_{Anharmonicity in the infrared spectrum of C60}

 

 

Investigation of the effect of anharmonicity on the IR activity of C60 can be found in J. Fabian, “Theoretical investigation of the C60 IR spectrum”, Phys. Rev. B 53, 13 864 (1996).

 

In the harmonic approximation the vibrations in C60 can be decomposed into 174 normal modes, of which only several are infrared (IR) active. The IR active modes have 4 distinct frequencies and so there are only 4 main peaks in the IR spectrum of C60. The observed spectrum, however, contains about 2000 identified smaller peaks which come mostly from anharmonicity. There are two types of anharmonicity which can give rise to these features in the IR spectrum. The first is the so called mechanical anharmonicity, which reflects anharmonic dynamics of the vibrational normal modes (and comes from the anharmonicity of the interatomic forces). Two normal modes, for example, can combine together and the result is a quasi mode (with the frequency equal to the sum of the frequencies of the original modes) which can be IR active; the so called ``combinational'' peak arises. Similarly, two modes can create a ``differential'' peak, if the resultant quasi mode has the frequency equal to the difference of the original frequencies. The second type of anharmonicity--electrical--has its origin in the nonlinear expansion of the dipole moment in the normal modes coordinates (light couples to two or more normal modes directly).
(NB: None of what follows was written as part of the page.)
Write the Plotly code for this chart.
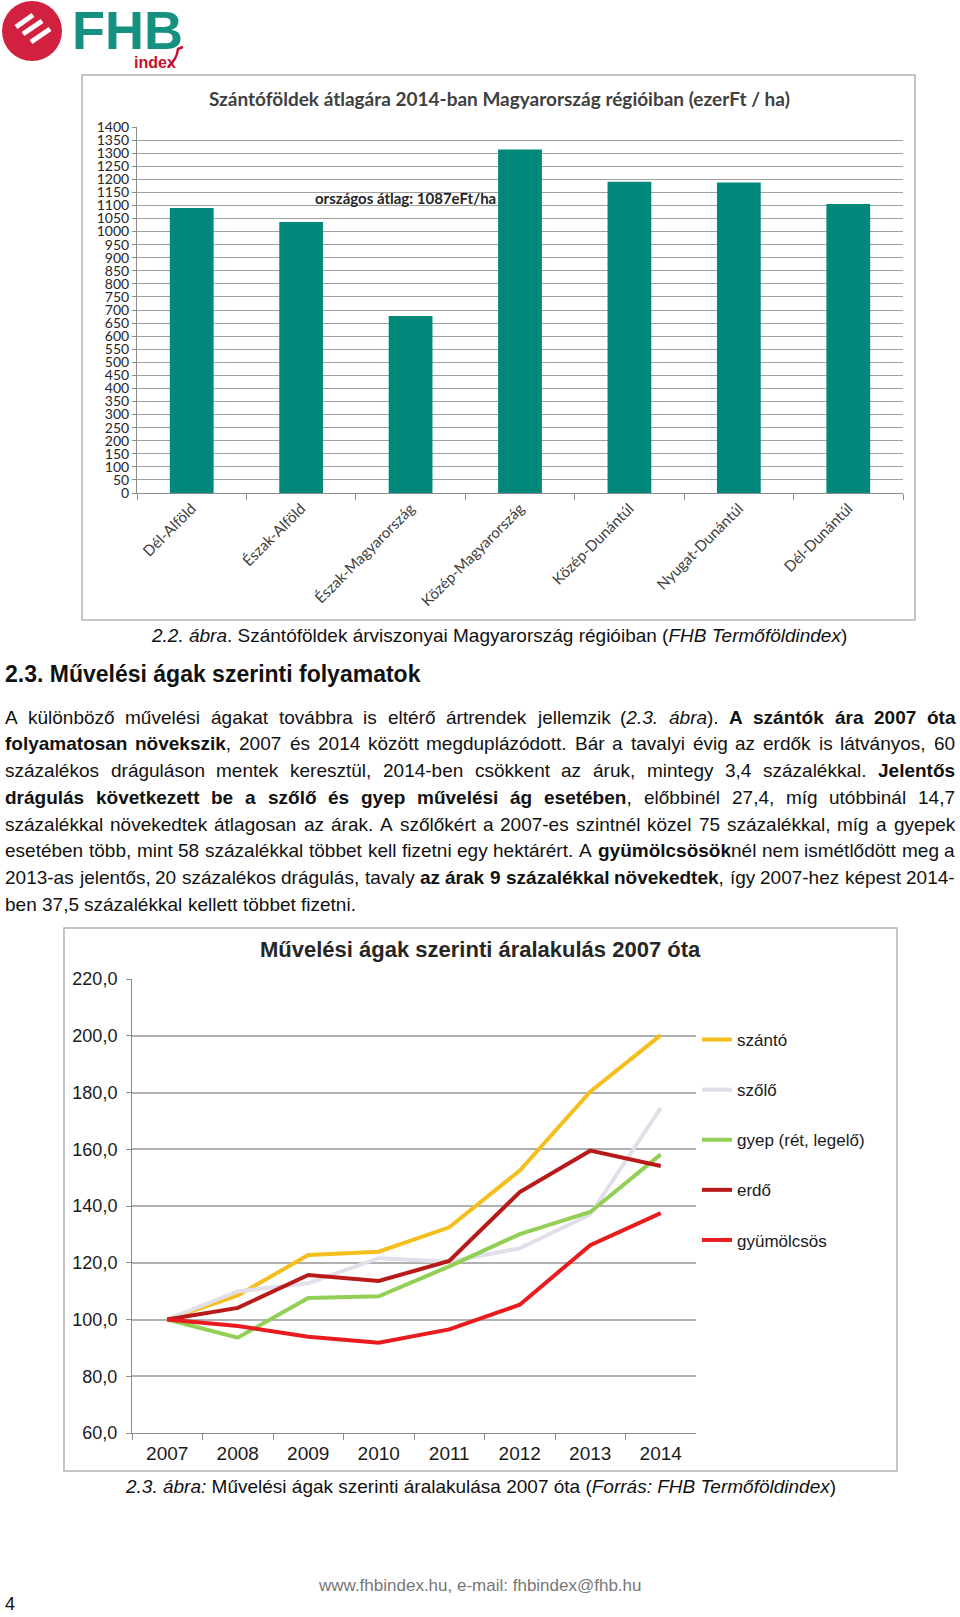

We showed that only electrical anharmonicity can explain the observed IR spectrum of C60. Mechanical anharmonicity would give visible peaks only around the four main peaks (through the phenomenon known as the Fermi resonance), but otherwise, and especially at large frequencies (beyond 2000/cm), contributes negligibly. Electrical anharmonicity, on the other hand, results in appreciable IR activity throughout the whole spectrum; this is observed experimentally. The pictures below show the results of our simulations of both types of anharmonicity, using some models that we developed for that purpose. 

 

 

 

 

 

 

 

 

 

 

 

 

 

 

 

 

Above: Measured IR spectrum of C60. The four main (harmonic) peaks are at frequencies 530, 580, 1180, and 1430 1/cm. All the other peaks come from some kind of symmetry breaking or anharmonicity. The upper curve was measured at 300 K, the lower at 77 K. (1000/cm is about 100 meV.)

 

 

 

 

 

 

 

 

 

 

 

 

 

 

 

 

 

 

 

 

 

 

 

 

Calculated IR spectrum with mechanical anharmonicity. The top figure has the scale set by the four main peaks. The three figures below are scaled so that the small peaks coming from the anharmonicity are visible. At 2000-4000/cm, where the experiment sees visible peaks, we had to rescale the vertical axis by 10000 to see the peaks. Clearly, mechanical anharmonicity does not solve the problem. Note that mechanical anharmonicity becomes most active around the four main peaks (Fermi resonance). 

 

 

 

 

 

 

 

 

 

 

 

 

 

 

 

 

 

 

 

 

 

 

 

 

 

 

Calculated IR spectrum with electical anharmonicity. The spectrum nicely resembles the experimental one. In contrast to the case of mechanical anharmonicity (above), even on the scale of the four harmonic peaks the small anharmonic IR activity is visible. Most intense anharmonic effects are at high frequencies, between 1000 and 3000 1/cm. We have concluded that electrical anharmonicity is responsible for most of the observed IR spectrum of C60.